##### Given records
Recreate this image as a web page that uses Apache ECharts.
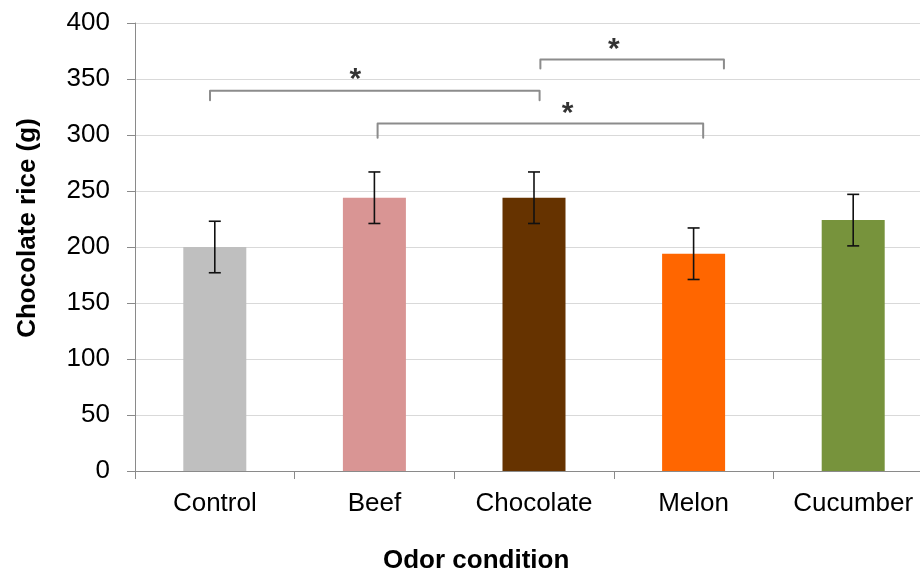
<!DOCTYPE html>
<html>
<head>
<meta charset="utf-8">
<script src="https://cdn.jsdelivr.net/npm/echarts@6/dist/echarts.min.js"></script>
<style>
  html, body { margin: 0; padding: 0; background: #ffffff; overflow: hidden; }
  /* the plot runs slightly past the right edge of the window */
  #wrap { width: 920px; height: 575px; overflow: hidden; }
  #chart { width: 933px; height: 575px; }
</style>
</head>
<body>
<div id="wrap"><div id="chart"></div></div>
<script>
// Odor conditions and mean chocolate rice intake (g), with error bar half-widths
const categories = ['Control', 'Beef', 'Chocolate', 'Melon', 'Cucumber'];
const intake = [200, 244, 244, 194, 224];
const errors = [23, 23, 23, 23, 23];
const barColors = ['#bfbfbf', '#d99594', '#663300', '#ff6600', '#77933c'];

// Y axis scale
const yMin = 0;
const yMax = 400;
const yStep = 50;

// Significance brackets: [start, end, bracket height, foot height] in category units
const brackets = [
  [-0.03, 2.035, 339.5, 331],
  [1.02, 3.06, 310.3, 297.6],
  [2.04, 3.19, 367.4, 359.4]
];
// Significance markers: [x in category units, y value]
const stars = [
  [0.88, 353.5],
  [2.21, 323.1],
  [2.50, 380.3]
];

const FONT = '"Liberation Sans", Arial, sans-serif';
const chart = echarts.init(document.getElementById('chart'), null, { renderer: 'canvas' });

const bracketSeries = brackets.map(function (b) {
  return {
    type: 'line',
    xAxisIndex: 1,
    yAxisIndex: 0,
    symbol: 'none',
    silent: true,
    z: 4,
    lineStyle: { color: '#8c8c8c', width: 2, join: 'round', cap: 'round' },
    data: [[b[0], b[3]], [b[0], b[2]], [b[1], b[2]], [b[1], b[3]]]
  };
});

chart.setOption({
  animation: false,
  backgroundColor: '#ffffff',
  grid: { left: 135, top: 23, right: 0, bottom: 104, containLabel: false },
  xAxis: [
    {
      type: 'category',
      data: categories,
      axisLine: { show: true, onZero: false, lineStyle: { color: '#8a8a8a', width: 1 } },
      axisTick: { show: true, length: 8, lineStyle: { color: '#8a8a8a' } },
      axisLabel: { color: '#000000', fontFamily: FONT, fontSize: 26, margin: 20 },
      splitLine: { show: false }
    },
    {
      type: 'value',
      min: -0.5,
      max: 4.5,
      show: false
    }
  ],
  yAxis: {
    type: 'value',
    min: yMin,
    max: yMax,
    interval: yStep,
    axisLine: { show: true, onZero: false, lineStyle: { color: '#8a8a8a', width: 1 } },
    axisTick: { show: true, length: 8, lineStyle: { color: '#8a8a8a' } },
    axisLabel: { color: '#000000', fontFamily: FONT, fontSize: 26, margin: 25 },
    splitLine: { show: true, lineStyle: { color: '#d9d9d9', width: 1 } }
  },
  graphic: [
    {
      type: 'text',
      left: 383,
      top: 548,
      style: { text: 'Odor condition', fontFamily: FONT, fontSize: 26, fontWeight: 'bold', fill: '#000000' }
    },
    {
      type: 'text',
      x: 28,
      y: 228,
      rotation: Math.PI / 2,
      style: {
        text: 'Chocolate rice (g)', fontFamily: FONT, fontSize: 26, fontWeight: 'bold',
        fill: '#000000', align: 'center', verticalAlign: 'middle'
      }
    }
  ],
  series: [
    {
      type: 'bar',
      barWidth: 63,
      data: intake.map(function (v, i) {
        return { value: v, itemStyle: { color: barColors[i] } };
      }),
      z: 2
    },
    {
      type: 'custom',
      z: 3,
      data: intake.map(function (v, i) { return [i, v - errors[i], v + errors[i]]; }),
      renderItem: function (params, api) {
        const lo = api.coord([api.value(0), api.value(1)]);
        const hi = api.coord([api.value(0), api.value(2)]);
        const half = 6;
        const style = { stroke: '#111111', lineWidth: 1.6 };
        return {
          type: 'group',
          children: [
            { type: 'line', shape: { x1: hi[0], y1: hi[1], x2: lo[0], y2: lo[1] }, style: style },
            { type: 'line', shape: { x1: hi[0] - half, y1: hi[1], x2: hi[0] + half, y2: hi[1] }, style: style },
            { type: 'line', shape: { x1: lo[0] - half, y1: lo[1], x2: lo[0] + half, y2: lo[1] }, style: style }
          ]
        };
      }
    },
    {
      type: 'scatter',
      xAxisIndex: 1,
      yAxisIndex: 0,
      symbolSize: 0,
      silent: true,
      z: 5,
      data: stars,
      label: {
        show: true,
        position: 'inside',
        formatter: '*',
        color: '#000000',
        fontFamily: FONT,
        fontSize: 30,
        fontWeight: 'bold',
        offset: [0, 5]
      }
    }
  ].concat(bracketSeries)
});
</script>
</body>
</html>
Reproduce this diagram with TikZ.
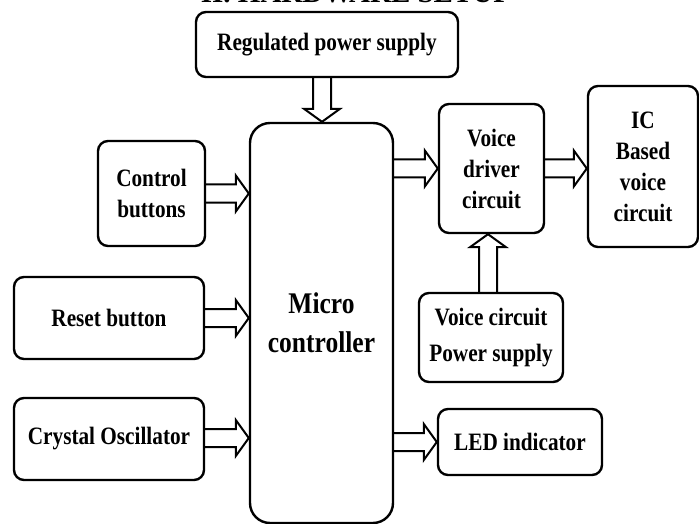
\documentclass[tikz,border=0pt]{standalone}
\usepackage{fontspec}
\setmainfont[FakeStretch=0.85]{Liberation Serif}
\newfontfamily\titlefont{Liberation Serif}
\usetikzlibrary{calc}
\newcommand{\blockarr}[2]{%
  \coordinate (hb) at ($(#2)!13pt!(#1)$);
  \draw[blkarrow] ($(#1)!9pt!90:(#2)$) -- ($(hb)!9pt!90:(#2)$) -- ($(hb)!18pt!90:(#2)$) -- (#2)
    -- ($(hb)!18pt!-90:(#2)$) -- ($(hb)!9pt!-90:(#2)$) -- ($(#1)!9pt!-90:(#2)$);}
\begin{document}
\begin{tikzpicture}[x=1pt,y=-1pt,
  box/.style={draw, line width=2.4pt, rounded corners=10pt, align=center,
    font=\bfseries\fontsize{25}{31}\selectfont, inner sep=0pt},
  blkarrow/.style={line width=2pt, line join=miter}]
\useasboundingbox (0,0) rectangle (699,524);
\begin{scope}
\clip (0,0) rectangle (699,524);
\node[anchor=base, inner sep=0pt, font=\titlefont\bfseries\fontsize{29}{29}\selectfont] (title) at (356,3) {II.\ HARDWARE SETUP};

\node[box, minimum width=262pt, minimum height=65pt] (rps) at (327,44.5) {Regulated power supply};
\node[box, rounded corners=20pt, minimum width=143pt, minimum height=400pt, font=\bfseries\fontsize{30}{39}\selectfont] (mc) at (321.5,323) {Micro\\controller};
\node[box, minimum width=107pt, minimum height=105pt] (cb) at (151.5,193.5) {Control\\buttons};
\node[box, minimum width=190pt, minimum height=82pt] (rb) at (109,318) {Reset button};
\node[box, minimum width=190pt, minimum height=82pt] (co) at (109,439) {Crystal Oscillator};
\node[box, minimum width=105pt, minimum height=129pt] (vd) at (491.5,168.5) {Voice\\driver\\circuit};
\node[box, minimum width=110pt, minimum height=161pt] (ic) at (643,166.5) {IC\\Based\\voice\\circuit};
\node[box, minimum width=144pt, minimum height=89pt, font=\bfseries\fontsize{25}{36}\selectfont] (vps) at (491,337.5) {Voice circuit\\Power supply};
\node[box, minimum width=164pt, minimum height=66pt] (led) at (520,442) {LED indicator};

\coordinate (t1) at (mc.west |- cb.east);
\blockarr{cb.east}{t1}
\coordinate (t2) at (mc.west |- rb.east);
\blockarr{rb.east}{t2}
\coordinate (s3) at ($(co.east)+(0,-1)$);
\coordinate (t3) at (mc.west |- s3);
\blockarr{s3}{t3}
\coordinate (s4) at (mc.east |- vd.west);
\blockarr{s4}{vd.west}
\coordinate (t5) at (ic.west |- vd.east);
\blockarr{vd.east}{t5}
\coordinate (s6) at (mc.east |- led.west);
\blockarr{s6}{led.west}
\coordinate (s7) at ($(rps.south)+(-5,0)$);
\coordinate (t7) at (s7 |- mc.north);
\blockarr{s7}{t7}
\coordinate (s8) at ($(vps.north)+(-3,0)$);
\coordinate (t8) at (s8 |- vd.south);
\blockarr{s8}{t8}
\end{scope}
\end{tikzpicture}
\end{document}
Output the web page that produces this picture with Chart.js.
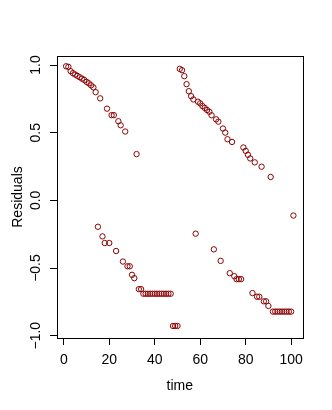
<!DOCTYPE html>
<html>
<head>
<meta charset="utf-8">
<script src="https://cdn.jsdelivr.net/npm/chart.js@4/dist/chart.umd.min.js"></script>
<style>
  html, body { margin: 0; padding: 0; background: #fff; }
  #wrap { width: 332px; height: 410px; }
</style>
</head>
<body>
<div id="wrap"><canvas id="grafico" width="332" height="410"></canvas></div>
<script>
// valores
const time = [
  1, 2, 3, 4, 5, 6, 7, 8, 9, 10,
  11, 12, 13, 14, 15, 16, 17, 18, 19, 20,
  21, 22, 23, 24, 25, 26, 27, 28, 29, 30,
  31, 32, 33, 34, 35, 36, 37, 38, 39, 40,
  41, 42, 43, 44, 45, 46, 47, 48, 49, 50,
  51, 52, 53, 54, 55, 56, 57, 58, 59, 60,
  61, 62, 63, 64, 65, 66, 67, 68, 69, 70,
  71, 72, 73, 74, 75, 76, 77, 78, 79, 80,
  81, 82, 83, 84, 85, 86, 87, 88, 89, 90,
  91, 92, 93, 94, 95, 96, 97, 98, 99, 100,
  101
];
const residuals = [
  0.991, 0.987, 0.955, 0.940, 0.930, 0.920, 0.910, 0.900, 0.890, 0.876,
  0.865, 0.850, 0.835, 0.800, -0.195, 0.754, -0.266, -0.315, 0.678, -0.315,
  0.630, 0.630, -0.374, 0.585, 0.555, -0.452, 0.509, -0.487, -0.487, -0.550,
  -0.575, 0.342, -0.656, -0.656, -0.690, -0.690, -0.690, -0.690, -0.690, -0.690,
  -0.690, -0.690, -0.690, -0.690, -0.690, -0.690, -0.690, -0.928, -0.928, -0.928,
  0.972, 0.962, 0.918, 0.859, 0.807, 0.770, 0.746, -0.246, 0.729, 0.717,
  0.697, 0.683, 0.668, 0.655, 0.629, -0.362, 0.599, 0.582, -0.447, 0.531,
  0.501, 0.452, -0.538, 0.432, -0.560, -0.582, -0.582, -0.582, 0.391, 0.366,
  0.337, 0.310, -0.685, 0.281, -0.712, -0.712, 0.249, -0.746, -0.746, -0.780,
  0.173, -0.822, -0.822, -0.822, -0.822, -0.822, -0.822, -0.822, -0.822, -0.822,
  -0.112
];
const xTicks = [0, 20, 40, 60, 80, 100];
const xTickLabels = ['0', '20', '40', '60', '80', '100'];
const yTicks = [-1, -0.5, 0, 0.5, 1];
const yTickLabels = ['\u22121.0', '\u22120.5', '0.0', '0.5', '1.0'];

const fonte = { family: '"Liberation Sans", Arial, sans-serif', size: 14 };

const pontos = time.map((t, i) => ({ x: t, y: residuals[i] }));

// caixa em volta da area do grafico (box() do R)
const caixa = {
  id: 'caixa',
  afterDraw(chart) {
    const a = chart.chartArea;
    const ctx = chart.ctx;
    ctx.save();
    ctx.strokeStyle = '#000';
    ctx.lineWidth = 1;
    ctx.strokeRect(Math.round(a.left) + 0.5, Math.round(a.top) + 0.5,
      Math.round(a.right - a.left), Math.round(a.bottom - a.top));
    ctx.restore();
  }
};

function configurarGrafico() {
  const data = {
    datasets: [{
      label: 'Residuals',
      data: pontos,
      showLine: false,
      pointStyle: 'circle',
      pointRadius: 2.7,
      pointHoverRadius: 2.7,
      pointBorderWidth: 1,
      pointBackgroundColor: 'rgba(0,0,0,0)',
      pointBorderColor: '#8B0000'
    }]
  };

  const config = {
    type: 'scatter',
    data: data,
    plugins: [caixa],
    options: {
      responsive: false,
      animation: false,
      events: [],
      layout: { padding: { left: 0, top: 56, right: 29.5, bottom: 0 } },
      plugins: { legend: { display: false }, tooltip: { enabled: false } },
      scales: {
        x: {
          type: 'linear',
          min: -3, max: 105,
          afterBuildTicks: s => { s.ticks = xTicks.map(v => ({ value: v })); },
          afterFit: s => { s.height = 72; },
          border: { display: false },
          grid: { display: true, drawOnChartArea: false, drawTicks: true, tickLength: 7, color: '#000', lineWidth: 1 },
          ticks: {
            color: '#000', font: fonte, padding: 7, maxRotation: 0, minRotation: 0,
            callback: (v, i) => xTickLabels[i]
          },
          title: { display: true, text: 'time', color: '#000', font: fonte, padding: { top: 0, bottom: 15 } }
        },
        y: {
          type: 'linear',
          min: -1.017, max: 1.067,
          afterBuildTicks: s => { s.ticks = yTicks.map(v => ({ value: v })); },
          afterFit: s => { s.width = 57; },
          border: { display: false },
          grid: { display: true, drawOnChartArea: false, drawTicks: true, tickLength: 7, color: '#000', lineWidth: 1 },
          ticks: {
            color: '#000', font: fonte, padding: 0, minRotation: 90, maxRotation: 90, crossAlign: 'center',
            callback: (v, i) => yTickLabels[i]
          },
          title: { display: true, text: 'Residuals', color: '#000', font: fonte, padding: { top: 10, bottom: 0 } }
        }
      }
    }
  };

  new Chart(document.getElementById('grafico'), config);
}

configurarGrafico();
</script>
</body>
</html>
##########
- [What you are asked to do]
What's needed is an exact copy of the records above from the line containing "Reproduce this diagram with TikZ." down to the line containing "minimum width=164pt, minimum", both included, without any pictures.

- [Response for this exercise]
Reproduce this diagram with TikZ.
\documentclass[tikz,border=0pt]{standalone}
\usepackage{fontspec}
\setmainfont[FakeStretch=0.85]{Liberation Serif}
\newfontfamily\titlefont{Liberation Serif}
\usetikzlibrary{calc}
\newcommand{\blockarr}[2]{%
  \coordinate (hb) at ($(#2)!13pt!(#1)$);
  \draw[blkarrow] ($(#1)!9pt!90:(#2)$) -- ($(hb)!9pt!90:(#2)$) -- ($(hb)!18pt!90:(#2)$) -- (#2)
    -- ($(hb)!18pt!-90:(#2)$) -- ($(hb)!9pt!-90:(#2)$) -- ($(#1)!9pt!-90:(#2)$);}
\begin{document}
\begin{tikzpicture}[x=1pt,y=-1pt,
  box/.style={draw, line width=2.4pt, rounded corners=10pt, align=center,
    font=\bfseries\fontsize{25}{31}\selectfont, inner sep=0pt},
  blkarrow/.style={line width=2pt, line join=miter}]
\useasboundingbox (0,0) rectangle (699,524);
\begin{scope}
\clip (0,0) rectangle (699,524);
\node[anchor=base, inner sep=0pt, font=\titlefont\bfseries\fontsize{29}{29}\selectfont] (title) at (356,3) {II.\ HARDWARE SETUP};

\node[box, minimum width=262pt, minimum height=65pt] (rps) at (327,44.5) {Regulated power supply};
\node[box, rounded corners=20pt, minimum width=143pt, minimum height=400pt, font=\bfseries\fontsize{30}{39}\selectfont] (mc) at (321.5,323) {Micro\\controller};
\node[box, minimum width=107pt, minimum height=105pt] (cb) at (151.5,193.5) {Control\\buttons};
\node[box, minimum width=190pt, minimum height=82pt] (rb) at (109,318) {Reset button};
\node[box, minimum width=190pt, minimum height=82pt] (co) at (109,439) {Crystal Oscillator};
\node[box, minimum width=105pt, minimum height=129pt] (vd) at (491.5,168.5) {Voice\\driver\\circuit};
\node[box, minimum width=110pt, minimum height=161pt] (ic) at (643,166.5) {IC\\Based\\voice\\circuit};
\node[box, minimum width=144pt, minimum height=89pt, font=\bfseries\fontsize{25}{36}\selectfont] (vps) at (491,337.5) {Voice circuit\\Power supply};
\node[box, minimum width=164pt, minimum height=66pt] (led) at (520,442) {LED indicator};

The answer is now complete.